One of the new features in Lightroom 3 is Noise reduction. I had lots of questions regarding my post processing workflow and while I try to cover a lot of it during the Photoshop World classes, it used to come down to this:
Import > Crop > Export
Lightroom 3 changed all of that. It is now easy to add GREAT noise reduction to all the images from a shoot at the same time. 99% of my images are now shot with the Nikon D700, a real leader when it comes to high ISO / low noise capability. I have gotten away with not worrying too much about noise and noise reduction but when I started to use and test CS5 and Lightroom 3 I noticed a dramatic improvement in the noise reduction especially in the new Luminance settings. Most of the time when shooting concerts it means shooting at ISO 1600 and above which introduces noise. For those who are not sure what noise is, let me explain: Digital noise is the by-product of amplifying the sensor information so that less light (less information) is needed to get a proper exposure. The more you amplify the signal, the less light is needed.
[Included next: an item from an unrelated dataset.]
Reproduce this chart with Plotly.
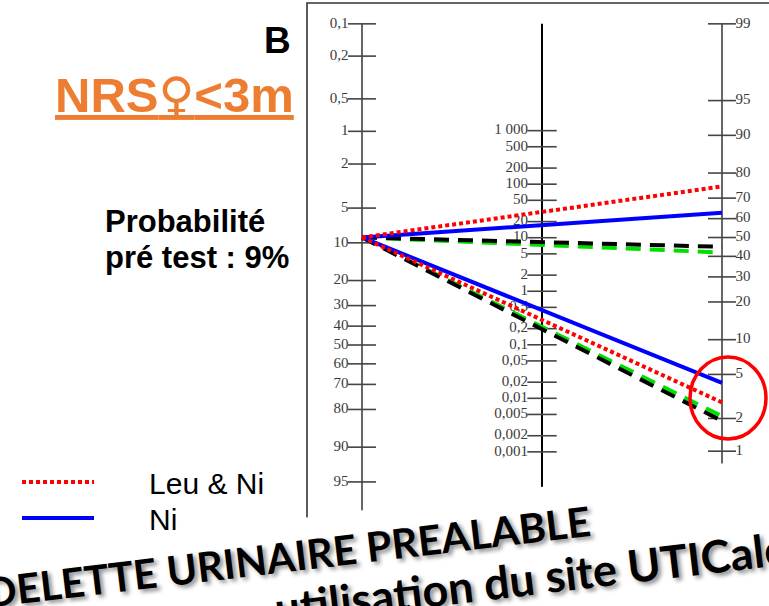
import numpy as np
import plotly.graph_objects as go

# ---------------- data ----------------
pretest_pct = 9
series_names = ["Leu & Ni", "Ni", "Leu", "Leu ou Ni"]
post_pos_pct = [75, 63, 45, 42]      # post-test probability, positive test
post_neg_pct = [2.8, 4.2, 1.9, 2.1]  # post-test probability, negative test
series_colors = ["#FF0000", "#0000FF", "#000000", "#00E000"]
series_dash = ["4px,3px", "solid", "15px,9px", "15px,9px"]
series_legend = ["legend", "legend2", None, None]

left_ticks = [0.1, 0.2, 0.5, 1, 2, 5, 10, 20, 30, 40, 50, 60, 70, 80, 90, 95]
left_labels = ["0,1", "0,2", "0,5", "1", "2", "5", "10", "20", "30", "40",
               "50", "60", "70", "80", "90", "95"]
mid_ticks = [1000, 500, 200, 100, 50, 20, 10, 5, 2, 1, 0.5, 0.2, 0.1,
             0.05, 0.02, 0.01, 0.005, 0.002, 0.001]
mid_labels = ["1 000", "500", "200", "100", "50", "20", "10", "5", "2", "1",
              "0,5", "0,2", "0,1", "0,05", "0,02", "0,01", "0,005", "0,002", "0,001"]
right_ticks = [99, 95, 90, 80, 70, 60, 50, 40, 30, 20, 10, 5, 2, 1]
right_labels = ["99", "95", "90", "80", "70", "60", "50", "40", "30", "20",
                "10", "5", "2", "1"]
scale_min_pct, scale_max_pct = 0.1, 99

# ---------------- nomogram scales ----------------
def logit(pct):
    p = np.asarray(pct, dtype=float) / 100.0
    return np.log(p / (1 - p))

K = logit(scale_min_pct) + logit(scale_max_pct)

def u_left(pct):
    return logit(pct)

def u_right(pct):
    return K - logit(pct)

def u_mid(lr):
    return (K - np.log(np.asarray(lr, dtype=float))) / 2.0

X_LEFT, X_MID, X_RIGHT = 0.0, 0.5, 1.0

fig = go.Figure()

axis_top = float(u_left(scale_min_pct))
axis_bot = float(u_left(scale_max_pct))
tick_font = dict(family="Liberation Serif, Times New Roman, serif", size=15, color="#3a3a3a")

for xa, col in [(X_LEFT, "#666666"), (X_MID, "#000000"), (X_RIGHT, "#666666")]:
    fig.add_trace(go.Scatter(x=[xa, xa], y=[axis_top, axis_bot], mode="lines",
                             line=dict(color=col, width=2), showlegend=False,
                             hoverinfo="skip"))

def tick_trace(xa, yv, labels, pos, size):
    return go.Scatter(x=[xa] * len(yv), y=list(yv), mode="markers+text",
                      text=labels, textposition=pos, textfont=tick_font,
                      marker=dict(symbol="line-ew", size=size, color="#444444",
                                  line=dict(width=1.6, color="#444444")),
                      showlegend=False, hoverinfo="skip", cliponaxis=False)

fig.add_trace(tick_trace(X_LEFT, u_left(left_ticks), left_labels, "middle left", 20))
fig.add_trace(tick_trace(X_MID, u_mid(mid_ticks), mid_labels, "middle left", 21))
fig.add_trace(tick_trace(X_RIGHT, u_right(right_ticks), right_labels, "middle right", 20))

# series lines (draw green, black, blue, red so red is on top)
u_pre = float(u_left(pretest_pct))
pad = "\u00a0" * 6
for i in [3, 2, 1, 0]:
    if series_legend[i]:
        kw = dict(showlegend=True, legend=series_legend[i])
    else:
        kw = dict(showlegend=False)
    fig.add_trace(go.Scatter(
        x=[X_LEFT, X_RIGHT, None, X_LEFT, X_RIGHT],
        y=[u_pre, float(u_right(post_pos_pct[i])), None, u_pre, float(u_right(post_neg_pct[i]))],
        mode="lines", name=pad + series_names[i],
        line=dict(color=series_colors[i], width=4, dash=series_dash[i]),
        hoverinfo="skip", **kw))

W, H = 769, 606
PX_X0, PX_PER_X = 362.0, 360.0
PX_Y0, PX_PER_U = 345.0, 46.5

def px(x):
    return x / W

def py(y):
    return 1 - y / H

shapes = [
    # frame of the pasted nomogram
    dict(type="rect", xref="paper", yref="paper", x0=px(307), x1=1.02, y0=-0.05, y1=py(3),
         line=dict(color="#333333", width=1.6), fillcolor="rgba(0,0,0,0)", layer="below"),
    # red highlight circle
    dict(type="circle", xref="x", yref="y",
         x0=(690 - PX_X0) / PX_PER_X, x1=(766 - PX_X0) / PX_PER_X,
         y0=(357 - PX_Y0) / PX_PER_U, y1=(439 - PX_Y0) / PX_PER_U,
         line=dict(color="#FF0000", width=3.5), layer="above"),
    # white pasted banner (tilted)
    dict(type="path", xref="paper", yref="paper",
         path=f"M {px(-5)},{py(558)} L {px(780)},{py(456)} L {px(780)},{py(620)} L {px(-5)},{py(620)} Z",
         fillcolor="#FFFFFF", line=dict(width=0), layer="above"),
]

arial = "Liberation Sans, Arial, sans-serif"
annotations = [
    dict(text="<b>B</b>", x=px(293), y=py(40), xanchor="right", yanchor="middle",
         font=dict(family=arial, size=37, color="#000000")),
    dict(text="<b><u>NRS<span style='font-family:DejaVu Sans'>♀</span><3m</u></b>",
         x=px(296), y=py(95), xanchor="right", yanchor="middle",
         font=dict(family=arial, size=49, color="#ED7D31")),
    dict(text="<b>Probabilité</b>", x=px(103), y=py(221), xanchor="left", yanchor="middle",
         font=dict(family=arial, size=31, color="#000000")),
    dict(text="<b>pré test : 9%</b>", x=px(103), y=py(257), xanchor="left", yanchor="middle",
         font=dict(family=arial, size=31, color="#000000")),
    dict(text="<b>BANDELETTE URINAIRE PREALABLE</b>", x=px(244), y=py(561),
         xanchor="center", yanchor="middle", textangle=-6.8,
         font=dict(family="Lato, Open Sans, sans-serif", size=41, color="#000000",
                   shadow="3px 3px 4px rgba(0,0,0,0.45)")),
    dict(text="<b>utilisation du site UTICalc</b>", x=px(530), y=py(578),
         xanchor="center", yanchor="middle", textangle=-6.8,
         font=dict(family="Lato, Open Sans, sans-serif", size=45, color="#000000",
                   shadow="3px 3px 4px rgba(0,0,0,0.45)")),
]
for a in annotations:
    a.update(xref="paper", yref="paper", showarrow=False)

legend_style = dict(xanchor="left", yanchor="middle",
                    font=dict(family=arial, size=30, color="#000000"),
                    itemwidth=72, bgcolor="rgba(0,0,0,0)")

fig.update_layout(
    width=W, height=H, margin=dict(l=0, r=0, t=0, b=0),
    paper_bgcolor="#FFFFFF", plot_bgcolor="#FFFFFF",
    xaxis=dict(range=[-PX_X0 / PX_PER_X, (W - PX_X0) / PX_PER_X], visible=False, fixedrange=True),
    yaxis=dict(range=[(H - PX_Y0) / PX_PER_U, -PX_Y0 / PX_PER_U], visible=False, fixedrange=True),
    shapes=shapes, annotations=annotations,
    legend=dict(x=px(17), y=py(482), **legend_style),
    legend2=dict(x=px(17), y=py(518), **legend_style),
    showlegend=True,
)

fig.write_html("out.html", config={"displayModeBar": False},
               post_script="document.body.style.margin='0';")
When digital noise is introduced into your image, unwanted color spots appear, especially in darker areas and in places with smooth tones.
In the past I found the noise reduction to hit or miss and each image would need to be tweaked individually in Photoshop or with a plug-in taking way too much time. Now I just add a little luminance noise reduction in Lightroom 3 and the noise is reduced but more importantly the image still retains the detail and sharpness.
Look at the face of Slayers front man to see that the skin looks smoother and there is less ‘noise’ but still great detail. This works great on older cameras as well. I loaded up some images from the Smashing Pumpkins that were shot with a D2x at ISO 800 and ran the new Noise reduction. As you can see from these two 100% crops, the difference is noticeable.